Я бегу звонить по 03, объясняю нескладно, толком объяснить не могу: адреса не знаю, писем ему никогда не писала, какой, говорю ему, у тебя адрес, а ему не до адреса, у него уже нет адреса, он уже, как воробышек, глазки мутные… Никому не пожелаешь такого, а меня еще поволокли выяснять: что да как? Народу понаехало! А из родственников: Зинаида Васильевна в Трускавце пузырь лечит, Антошка в командировке. Только я объяснилась по телефону, бросаюсь к нему, смотрю: умер! Скорее одеваться к приходу врачей, одежда рваная, он избитый. Звонок. Я – к двери, новая загвоздка – не отпирается, дрянь! Не могу открыть, замок мудреный, как шлагбаум, длинный, длинный, на пять оборотов, таких отродясь не видела, кричу через дверь: открыть не могу! – они с той стороны ругаются, куда-то бегают, видят, что дело серьезное, стали дверь вышибать, да она тоже нестандартная, короче, пока вышибали, кое-как привела себя в порядок, а его уж не трогаю, он лежит и на мою суету смотрит.

А как вломились, подбежали к нему, крутят-вертят и всего его йодом начинают зачем-то намазывать, и ко мне сразу с претензией: если бы вовремя отперла!.. А что я могу поделать, если в замках не разбираюсь, вон, говорю, видите, какой замок, а они говорят: отчего это вы оба такие ободранные, как кошки, вы что, дрались? Я, естественно, говорю, что, позвольте, какое там дрались? о чем вы говорите! Господи, пишу и опять разволновалась! Сегодня на улице холодный порывистый ветер. Как не хочется вылезать в магазин за жратвой!..

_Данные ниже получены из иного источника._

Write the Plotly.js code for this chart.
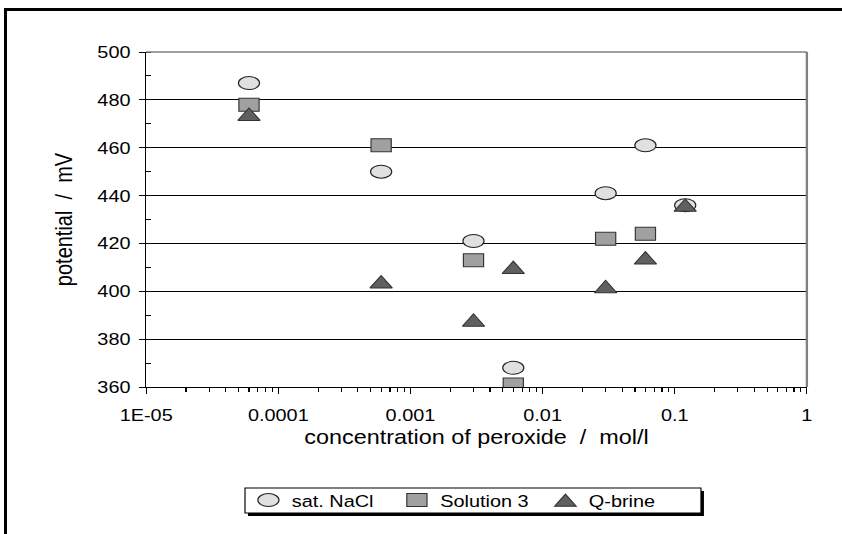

Я врачам сказала: вы мне лучше тоже дайте что-нибудь успокоительное, укол, что ли, врачи спрашивают, собственно, кто такая? да это уже и не врачи. Будто я воровка фамильного серебра, и как им все объяснишь? Люблю я его! Любила! А они за свое: почему кровоподтеки? Ну, хорошо, стесняюсь, мы баловались… игры такие… – Интересные, говорят, у вас игры, и паспорт листают внимательно, и сидят в плащах до самого рассвета, не верят, а утром все-таки отпускают, мол, вызовем, потому что Зинаида Васильевна на подлете к Москве, на дежурном мчится бомбардировщике, скоро явится, экспертиза установит, в голове каша, однако отпустили, я думала: не отпустят. А как добралась до дому с лицом, исцарапанным моим Леонардиком, снова требуют: не вы ли бросались апельсинами? Я обрадовалась: я! я! Вся Москва музыкальная в курсе, а они говорят: вы чего от него домогались? Чины высокие, по вальяжности видно, смотрят на меня душераздирающе, я любила его, твержу, отстаньте от меня, у меня трагедия, я любила, он на мне жениться обещал, ненавидел он эту старую дуру Зинаиду Васильевну, он меня два года любил, собирался фильм про меня создать, у меня от него следующие подарки: два золотых кольца с фиговенькими сапфирчиками, знак ДЕВЫ на золотой цепочке, бесчисленные духи, пустые коробки конфет, две пары туфель, не трогайте меня, не обижайте женщину, вот бы вам самим такое выпало, чтобы на вас кто-нибудь умер в неподходящий момент! Пришлось рассказать порочащие его подробности, а что оставалось? Садиться за его фантасмагории? А Антон, подлец, тоже от меня отрекся, мол, не знает меня, а я говорю: как же он не знает! Я на даче в его присутствии бывала. И тут вспоминаю, на счастье, об Егоре-стороже, так они и Егора терзали, думали, может быть, что мы заодно, и его жену Люсю, прислугу и пьяницу, любительницу портвейна, а их за то, что сказали, будто знают меня, немедленно с дачи выгнала Зинаида Васильевна, да тут окончательно выяснилось про апельсины, они мне на руку сыграли, нашлись свидетели, если любовь не подтвердили, то, по крайней мере, что мы с ним вместе в директорской ложе сидели на Бриттене – и как будто отстали, а дедуля с лопатой, вскопав огород, возвращается и – с порога: ты знаешь, кто умер?